O mais interessante dessa nossa estreita e pouco divulgada amizade é que nós éramos homens de origens sociais diferentes, de formações diferentes, de raças distintas e até de idiossincrasias diferenciadas. Ele era um homem da elite social paulistana, de família quatrocentona, de sólida formação clássica, quase caucasiano e lusófilo convicto. Eu, como é largamente sabido, sou de família de camponeses quilombolas do Vale do Guaporé, ganjeei formação errática com direito a treinamento em campos guerrilheiros e curso em escola de guerra estrangeira quase velada no meio da floresta, sou indiscutivelmente negro e nem quero tomar conhecimento dos novos conceitos de raça humana única, e sou sabidamente francófilo e francófono. No entanto, a despeito das diferenças, mantivemos uma profunda amizade, se não propriamente fraternal, em razão da distância etária que havia entre nós, mas certamente uma sólida amizade de mestre e discípulo.
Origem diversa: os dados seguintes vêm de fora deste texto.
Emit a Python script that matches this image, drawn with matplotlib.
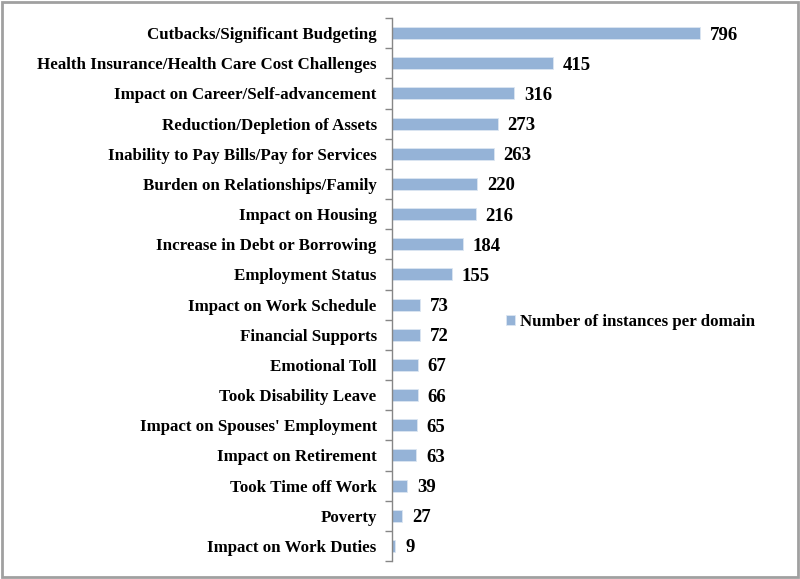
import numpy as np
import matplotlib
matplotlib.use("Agg")
import matplotlib.pyplot as plt
from matplotlib.patches import Rectangle
from matplotlib.transforms import ScaledTranslation

categories = [
    "Cutbacks/Significant Budgeting",
    "Health Insurance/Health Care Cost Challenges",
    "Impact on Career/Self-advancement",
    "Reduction/Depletion of Assets",
    "Inability to Pay Bills/Pay for Services",
    "Burden on Relationships/Family",
    "Impact on Housing",
    "Increase in Debt or Borrowing",
    "Employment Status",
    "Impact on Work Schedule",
    "Financial Supports",
    "Emotional Toll",
    "Took Disability Leave",
    "Impact on Spouses' Employment",
    "Impact on Retirement",
    "Took Time off Work",
    "Poverty",
    "Impact on Work Duties",
]
counts = [796, 415, 316, 273, 263, 220, 216, 184, 155, 73, 72, 67, 66, 65, 63, 39, 27, 9]
series_name = "Number of instances per domain"

plt.rcParams["font.family"] = ["Liberation Serif", "DejaVu Serif"]
plt.rcParams["font.weight"] = "bold"

bar_color = "#95B3D7"

fig = plt.figure(figsize=(8, 5.79), dpi=100)
ax = fig.add_axes([392 / 800, 1 - 561 / 579, 387 / 800, 543 / 579])

n = len(categories)
y = np.arange(n)
ax.barh(y, counts, height=0.4, color=bar_color, edgecolor="#dce6f2", linewidth=0.6,
        label=series_name)
shift = ScaledTranslation(0, -2 / 100, fig.dpi_scale_trans)
for yi, v in zip(y, counts):
    ax.text(v + 25, yi, str(v), va="center", ha="left", fontsize=13.5, fontweight="bold",
            transform=ax.transData + shift)

ax.set_xlim(0, 1000)
ax.set_ylim(n - 0.5, -0.5)
ax.set_yticks(y)
ax.set_yticklabels(categories, fontsize=12.2, fontweight="bold")
ax.tick_params(axis="y", which="major", length=0, pad=11)
ax.set_yticks(np.arange(n + 1) - 0.5, minor=True)
ax.tick_params(axis="y", which="minor", length=5, color="#868686", width=1)
ax.set_xticks([])

for s in ["top", "right", "bottom"]:
    ax.spines[s].set_visible(False)
ax.spines["left"].set_color("#868686")
ax.spines["left"].set_linewidth(1)

leg = ax.legend(loc="center left", bbox_to_anchor=(0.254, 0.44), frameon=False,
                prop={"size": 12.2, "weight": "bold"}, handlelength=0.55, handleheight=0.55,
                handletextpad=0.3)

fig.patches.append(Rectangle((0.002, 0.003), 0.996, 0.994, transform=fig.transFigure,
                             fill=False, edgecolor="#a0a0a0", linewidth=2))

fig.savefig("out.png", dpi=100)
A documentação epistolar que conservo não deixa qualquer dúvida a esse respeito.

Manoel Rodrigues Ferreira foi, sem sombra de dúvidas, um dos maiores historiadores contemporâneos do Brasil. Ele nada ficou a dever a José Honório Rodrigues e outros do mesmo porte. Em se tratando de Rondônia, as obras produzidas por ele a respeito de nossa região só encontram paralelos de qualidade nas obras do notável historiador Emanuel Pontes Pinto, de Abnael Machado de Lima e poucos outros. Quando se trata da Estrada de Ferro Madeira-Mamoré, aí nem adianta ninguém ter qualquer ilusão, pois Manoel Rodrigues Ferreira vai continuar sendo imbatível no assunto, ele é indiscutivelmente o grande autor da obra-prima sobre a histórica ferrovia. Nem vale a pena tentar sequer copiá-lo, pois os textos dos dois livros que ele publicou sobre Rondônia são tão conhecidos que qualquer plágio seria logo flagrado. Eu até já andei lendo algumas dessas tentativas, mas aconselho os autores a evitá-las, pois em algum momento podem ser desmascarados. O ilustre e incomparável historiador bandeirante, Manoel Rodrigues Ferreira, é a grande lacuna e a mais lamentável ausência nos eventos comemorativos do centenário da Estrada de Ferro Madeira-Mamoré.